The Monthly interviews local artist, Cameron Stewart – Part 2 – Arcade Gallery and working as a professional artist

What do you do once you get out of Art College?

I’m still trying to figure that out. At the start, you have a lot of energy, and after I finished at the Belfast School of Art there were quite a few things which happened. Firstly me, and my partner, Sophia, were resident artists at the School of Art as part of a scheme which aimed to help you transition from being in education to looking to work as an artist.

Now that was all cut short because of Covid, so we did an exhibition, a three person show called “When it rains it pours” with our very talented friend, Paddy McKeown, who was a musician as well as an artist and sculptor. That was our first exhibition beyond the confines of the School of Art.

Photograph Courtesy of Cameron Stewart

Was Arcade Gallery set up around that time as well?

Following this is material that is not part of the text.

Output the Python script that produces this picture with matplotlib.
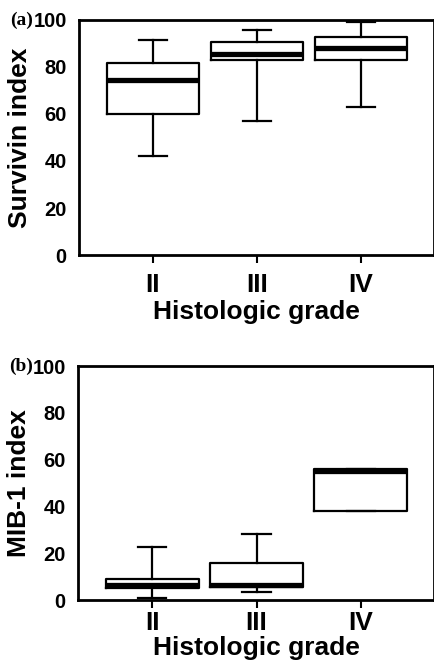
import matplotlib.pyplot as plt

# data
grades = ["II", "III", "IV"]

# (a) survivin index
surv_whislo = [42, 57, 63]
surv_q1 = [60, 83, 83]
surv_med = [74.5, 85.4, 88]
surv_q3 = [81.7, 90.6, 92.8]
surv_whishi = [91.3, 95.6, 99.2]

# (b) MIB-1 index
mib_whislo = [1.1, 3.5, 38.2]
mib_q1 = [5.3, 5.5, 38.2]
mib_med = [6.6, 6.4, 55.2]
mib_q3 = [9.2, 15.7, 56.1]
mib_whishi = [22.7, 28.3, 56.1]

plt.rcParams['font.family'] = ['Liberation Sans', 'DejaVu Sans']
plt.rcParams['font.weight'] = 'bold'


def make_stats(lo, q1, med, q3, hi):
    stats = []
    for i in range(len(grades)):
        stats.append({"whislo": lo[i], "q1": q1[i], "med": med[i],
                      "q3": q3[i], "whishi": hi[i], "label": grades[i]})
    return stats


def draw_panel(ax, stats, ylabel, tag, xpad, xlabpad):
    ax.bxp(stats, positions=[1, 2, 3], widths=0.89, showfliers=False,
           capwidths=0.27,
           boxprops=dict(linewidth=1.6, color='black'),
           whiskerprops=dict(linewidth=1.6, color='black'),
           capprops=dict(linewidth=1.6, color='black'),
           medianprops=dict(linewidth=3.8, color='black', solid_capstyle='butt'))
    ax.set_xlim(0.29, 3.70)
    ax.set_ylim(0, 100)
    ax.set_yticks([0, 20, 40, 60, 80, 100])
    ax.set_xticks([1, 2, 3])
    ax.set_xticklabels(grades, fontsize=19, fontweight='bold')
    ax.tick_params(axis='y', length=0, pad=9, labelsize=14.5)
    ax.tick_params(axis='x', length=6, width=1.5, pad=xpad)
    for s in ax.spines.values():
        s.set_linewidth(2)
    ax.set_ylabel(ylabel, fontsize=19, fontweight='bold', labelpad=1)
    ax.set_xlabel("Histologic grade", fontsize=19, fontweight='bold', labelpad=xlabpad)
    ax.text(-0.194, 1.0, tag, transform=ax.transAxes, fontsize=14,
            family='Liberation Serif', fontweight='bold', va='center', ha='left')


fig = plt.figure(figsize=(4.35, 6.65), dpi=100)
ax1 = fig.add_axes([0.182, 0.6165, 0.815, 0.3535])
ax2 = fig.add_axes([0.180, 0.0975, 0.817, 0.3521])

draw_panel(ax1, make_stats(surv_whislo, surv_q1, surv_med, surv_q3, surv_whishi),
           "Survivin index", "(a)", 7, 2)
draw_panel(ax2, make_stats(mib_whislo, mib_q1, mib_med, mib_q3, mib_whishi),
           "MIB-1 index", "(b)", 2, 0.5)

fig.savefig("out.png", dpi=100)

Sophia and I, along with a few friends, founded Arcade Gallery. Everyone had a very close connection to the School of Art and it felt like we were maintaining the camaraderie of that experience and I suppose the energy that was there as well. And Arcade Gallery is situated just a few hundred yards away from the school of art so again, we keep that connection which seems quite important.

You now work as a professional artist. How did that come about?

I managed a coffee shop in Holywood, and my degree show painting was far too big to display anywhere so I put it up in the coffee shop. I met this man who was setting up a business where he would decorate working spaces in the United States and he asked me to work for him. It all came about by chance.

And you paint for this person?

Doing this work where you are making paintings to order, it’s a different dynamic to working on your own paintings, although I would say that you do want to try and put your own ideas into the work. You are painting to a particular design, but you are still making paintings. These works are actually more decorative that anything else. I tend to think they are more like ornaments than works of art.

Regardless of that, I think the aim is to make good paintings within the brief of making work which has to be displayed in a certain space in a certain way.

What about producing your own work?

One of the good things about doing the professional work is that your hands are always moving. You are always painting so you are always making decisions, tossing out ideas, thinking about themes. That is really useful when it comes to working on your own material.

Photograph Courtesy of Cameron Stewart

What themes do you investigate in your own paintings?

It is often down to moments of inspiration, does something inspire me to construct an image. I do a lot of running and I find the process of your mind drifting to all sorts of places while you are running, how you absorb aspects of your surroundings during a run, helps to create images that I might work on later.

I think I am most influenced by our landscape as well as other landscapes, like those in western films. I know Cave Hill appears in my paintings but it doesn’t look like the real Cave Hill, it isn’t just a representation.

You mix your own paints?

I have been using pigments combined with rabbit skin glue, I’s called Distemper and I think it gives paintings the feel of being old, like oil paintings.

I know painting is really just distributing mud around stretched cotton, but I just the texture, the colours and the result this method offers.